Code that draws figures ->
'''
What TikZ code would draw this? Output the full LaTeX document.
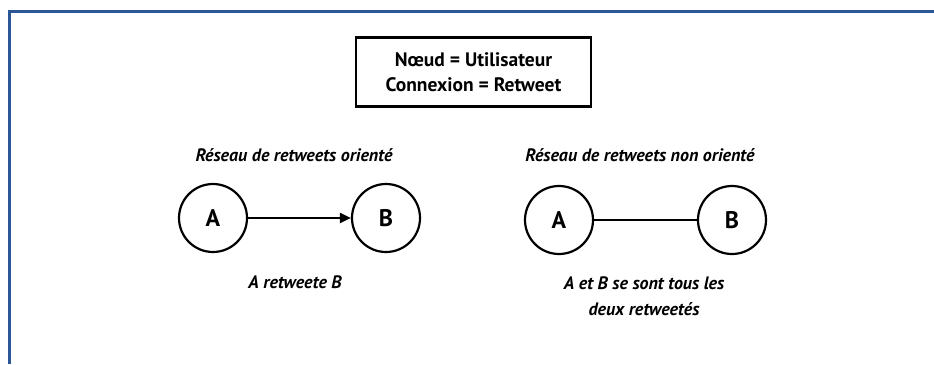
\documentclass[tikz,border=0pt]{standalone}
\usepackage{fontspec}
\setmainfont{PT Sans}
\usetikzlibrary{arrows.meta}
\definecolor{frameblue}{RGB}{44,87,150}
\tikzset{
  usernode/.style={circle, draw, line width=2.2pt, minimum size=68pt, inner sep=0pt, font=\bfseries\fontsize{24}{28}\selectfont},
  legendbox/.style={draw, line width=2.6pt, minimum width=235pt, minimum height=69pt, align=center, font=\bfseries\fontsize{19.5}{25}\selectfont},
  titletext/.style={font=\bfseries\itshape\fontsize{18}{22}\selectfont},
  captext/.style={font=\bfseries\itshape\fontsize{18}{26}\selectfont, align=center},
  link/.style={line width=2pt}
}
\begin{document}
\begin{tikzpicture}[x=1pt,y=-1pt]
\useasboundingbox (0,0) rectangle (934,364);
\coordinate (fb) at (9.5,364);
\coordinate (fc) at (9.5,11.5);
\coordinate (fr) at (934,11.5);
\draw[frameblue, line width=3pt] (fb) -- (fc) -- (fr);

\node[legendbox] (legend) at (473.5,72) {Nœud = Utilisateur\\Connexion = Retweet};

\node[titletext] (t1) at (294,155) {Réseau de retweets orienté};
\node[usernode] (A1) at (213,218) {A};
\node[usernode] (B1) at (386,218) {B};
\draw[link, -{Triangle[length=11pt,width=10pt]}] (A1) -- (B1);
\node[captext] (c1) at (295,282) {A retweete B};

\node[titletext] (t2) at (640,155) {Réseau de retweets non orienté};
\node[usernode] (A2) at (559,220) {A};
\node[usernode] (B2) at (732,220) {B};
\draw[link] (A2) -- (B2);
\node[captext] (c2) at (644,296) {A et B se sont tous les\\deux retweetés};
\end{tikzpicture}
\end{document}
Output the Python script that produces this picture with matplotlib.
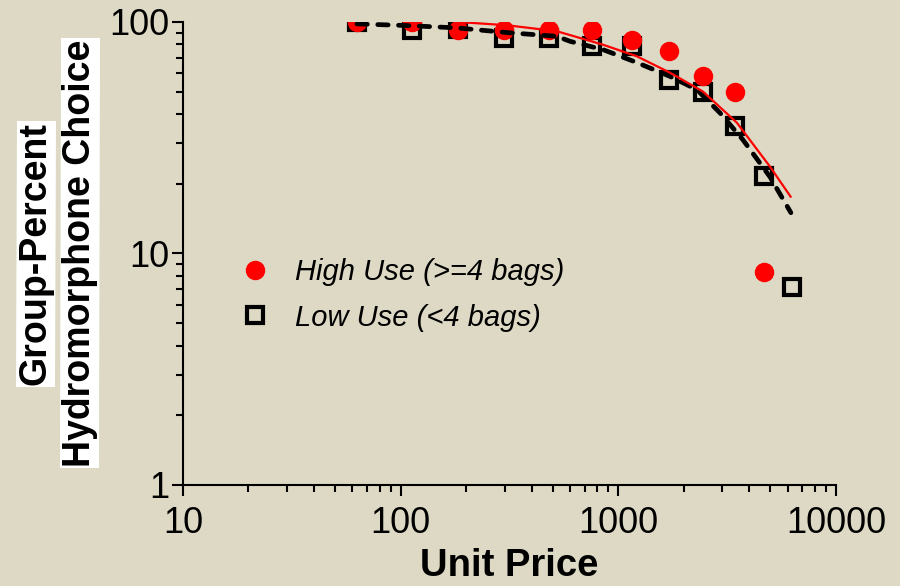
import matplotlib
matplotlib.use("Agg")
import matplotlib.pyplot as plt
import numpy as np

# ---- data ----
price = [63, 113, 184, 297, 478, 754, 1150, 1707, 2447, 3434, 4677, 6251]
high_use = [100, 100, 92, 92, 92, 92, 84, 75, 58.5, 50, 8.3]          # first 11 prices
low_use = [100, 92.7, 93.3, 85.3, 85.3, 78.5, 78.5, 56.4, 50, 35.6, 21.7, 7.2]

# fitted demand curves
high_fit_x = [183, 308, 522, 849, 1216, 1726, 2445, 3505, 4978, 6184]
high_fit_y = [100, 96.8, 91.2, 79.8, 71.1, 60.4, 50.1, 36.7, 23.7, 17.6]
low_fit_x = [63, 107, 181, 308, 522, 600, 849, 1216, 1726, 2296, 2930, 3735, 4978, 6205]
low_fit_y = [98.1, 96.5, 94.3, 90, 86.7, 82.5, 76, 66.8, 58.2, 51, 40.5, 31, 21.4, 15]

x_ticks = [10, 100, 1000, 10000]
y_ticks = [1, 10, 100]
labels = ["High Use (>=4 bags)", "Low Use (<4 bags)"]

BG = "#DDD9C4"
plt.rcParams["font.family"] = ["Liberation Sans", "DejaVu Sans"]

fig = plt.figure(figsize=(9, 5.86), dpi=100, facecolor=BG)
ax = fig.add_axes([0.2033, 0.1724, 0.7256, 0.7901], facecolor=BG)

ax.plot(price[:len(low_use)], low_use, linestyle="none", marker="s", ms=11,
        mfc="none", mec="black", mew=3, zorder=3, label=labels[1])
ax.plot(price[:len(high_use)], high_use, linestyle="none", marker="o", ms=13,
        mfc="#FF0000", mec="#FF0000", zorder=4, label=labels[0])
ax.plot(low_fit_x, low_fit_y, color="black", lw=3.4, linestyle=(0, (2.2, 2.2)),
        dash_capstyle="round", zorder=5)
ax.plot(high_fit_x, high_fit_y, color="#FF0000", lw=1.6, zorder=6)

ax.set_xscale("log")
ax.set_yscale("log")
ax.set_xlim(10, 10000)
ax.set_ylim(1, 100)
ax.set_xticks(x_ticks)
ax.set_xticklabels([str(v) for v in x_ticks])
ax.set_yticks(y_ticks)
ax.set_yticklabels([str(v) for v in y_ticks])

for s in ["top", "right"]:
    ax.spines[s].set_visible(False)
for s in ["left", "bottom"]:
    ax.spines[s].set_linewidth(1.5)
    ax.spines[s].set_color("black")

ax.tick_params(which="major", length=8, width=1.5, labelsize=26, color="black")
ax.tick_params(which="minor", length=5, width=1.5, color="black")
ax.tick_params(axis="y", which="major", pad=2)
ax.tick_params(axis="x", which="major", pad=7)

ax.set_xlabel("Unit Price", fontsize=27.5, fontweight="bold", labelpad=5)

fig.text(36 / 900, 1 - 254 / 586, "Group-Percent", rotation=90, fontsize=27,
         fontweight="bold", ha="center", va="center",
         bbox=dict(facecolor="white", edgecolor="none", pad=1))
fig.text(80 / 900, 1 - 253 / 586, "Hydromorphone Choice", rotation=90, fontsize=27,
         fontweight="bold", ha="center", va="center",
         bbox=dict(facecolor="white", edgecolor="none", pad=1))

handles, labs = ax.get_legend_handles_labels()
order = [1, 0]
leg = ax.legend([handles[i] for i in order], [labs[i] for i in order],
                loc="upper left", bbox_to_anchor=(0.066, 0.515), frameon=False,
                prop={"size": 21, "style": "italic"}, handletextpad=0.75,
                labelspacing=0.6, handlelength=1.2, borderaxespad=0)

fig.savefig("out.png", dpi=100, facecolor=BG)
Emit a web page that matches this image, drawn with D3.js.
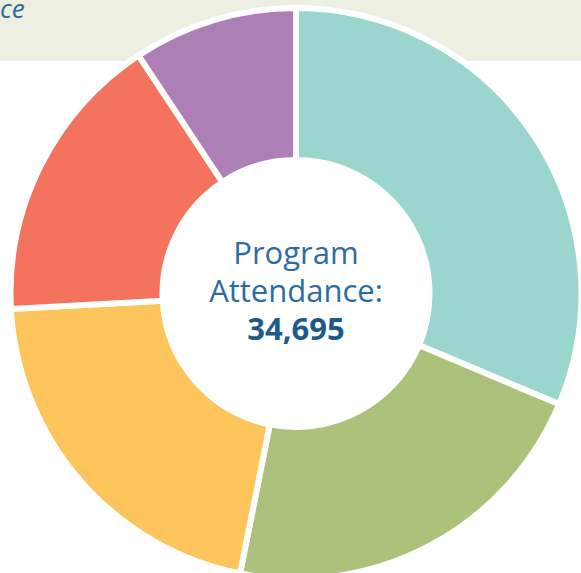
<!DOCTYPE html>
<html>
<head>
<meta charset="utf-8">
<script src="https://cdn.jsdelivr.net/npm/d3@7"></script>
<style>
  body { margin: 0; background: #fff; }
  svg { display: block; font-family: "Open Sans", sans-serif; }
</style>
</head>
<body>
<div id="chart"></div>
<script>
// attendance by segment (clockwise from 12 o'clock)
const segments = ['Segment A', 'Segment B', 'Segment C', 'Segment D', 'Segment E'];
const attendance = [10873, 7564, 7286, 5745, 3227];
const colors = ['#9AD6CE', '#ACC27A', '#FEC55C', '#F3735F', '#AD7FB7'];

const totalLabel = ['Program', 'Attendance:'];
const total = d3.sum(attendance);

const width = 581, height = 573;
const cx = 296, cy = 293.5;

const svg = d3.select('#chart').append('svg')
  .attr('width', width)
  .attr('height', height);

// header band (cropped title)
svg.append('rect')
  .attr('x', 0).attr('y', 0)
  .attr('width', width).attr('height', 61)
  .attr('fill', '#EDEFE2');

svg.append('text')
  .attr('x', 0).attr('y', 17.5)
  .attr('font-size', 26)
  .attr('font-style', 'italic')
  .attr('fill', '#2B6CA3')
  .text('ce');

const pie = d3.pie().sort(null).value(d => d);
const arc = d3.arc().innerRadius(133.5).outerRadius(285.5);

const g = svg.append('g').attr('transform', `translate(${cx},${cy})`);

g.selectAll('path')
  .data(pie(attendance))
  .join('path')
  .attr('d', arc)
  .attr('fill', (d, i) => colors[i])
  .attr('stroke', '#fff')
  .attr('stroke-width', 6)
  .attr('stroke-linejoin', 'miter');

// centre label
g.selectAll('text.lbl')
  .data(totalLabel)
  .join('text')
  .attr('class', 'lbl')
  .attr('text-anchor', 'middle')
  .attr('y', (d, i) => -29.2 + i * 37.4)
  .attr('font-size', 31)
  .attr('font-weight', 400)
  .attr('fill', '#2B6CA3')
  .text(d => d);

g.append('text')
  .attr('text-anchor', 'middle')
  .attr('y', 46.5)
  .attr('font-size', 31)
  .attr('font-weight', 700)
  .attr('fill', '#1C5A8E')
  .text(d3.format(',')(total));
</script>
</body>
</html>
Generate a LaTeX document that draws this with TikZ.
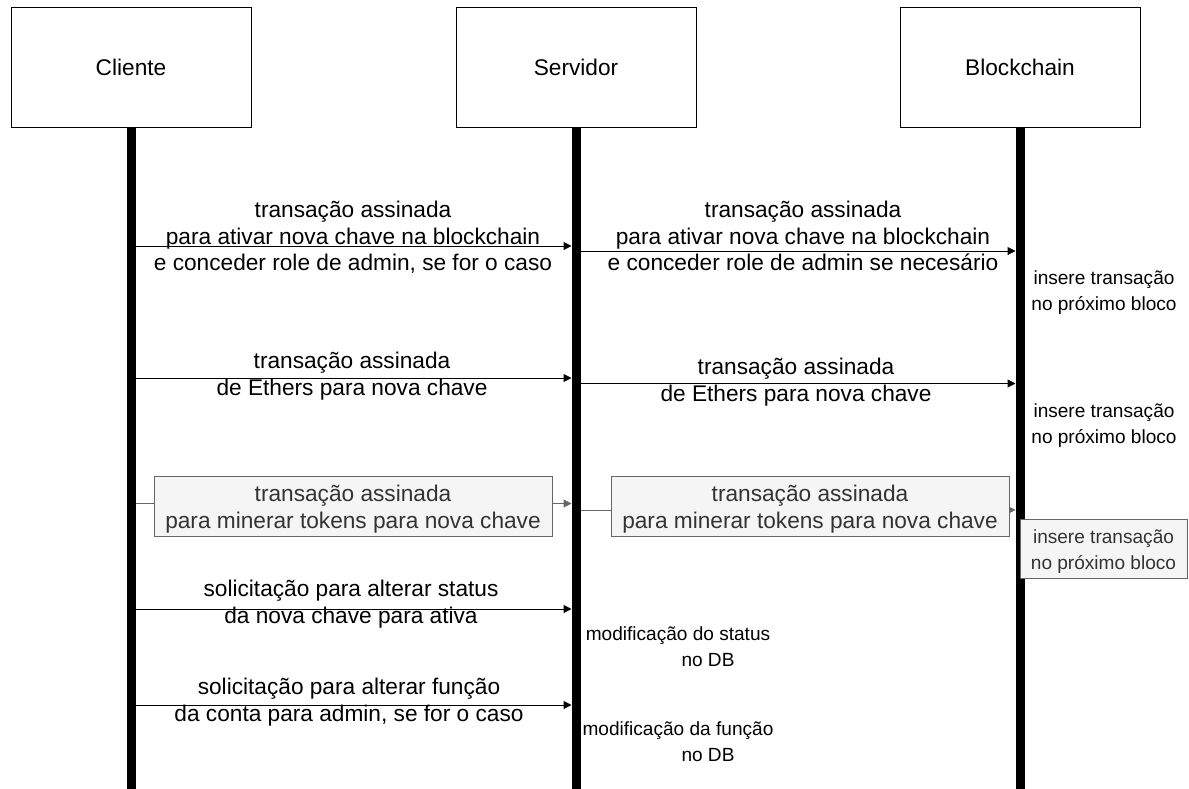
'''
Exercise directions ->
Determine how many lines contain the word "script" and reply with that number alone.

Completed exercise ->
4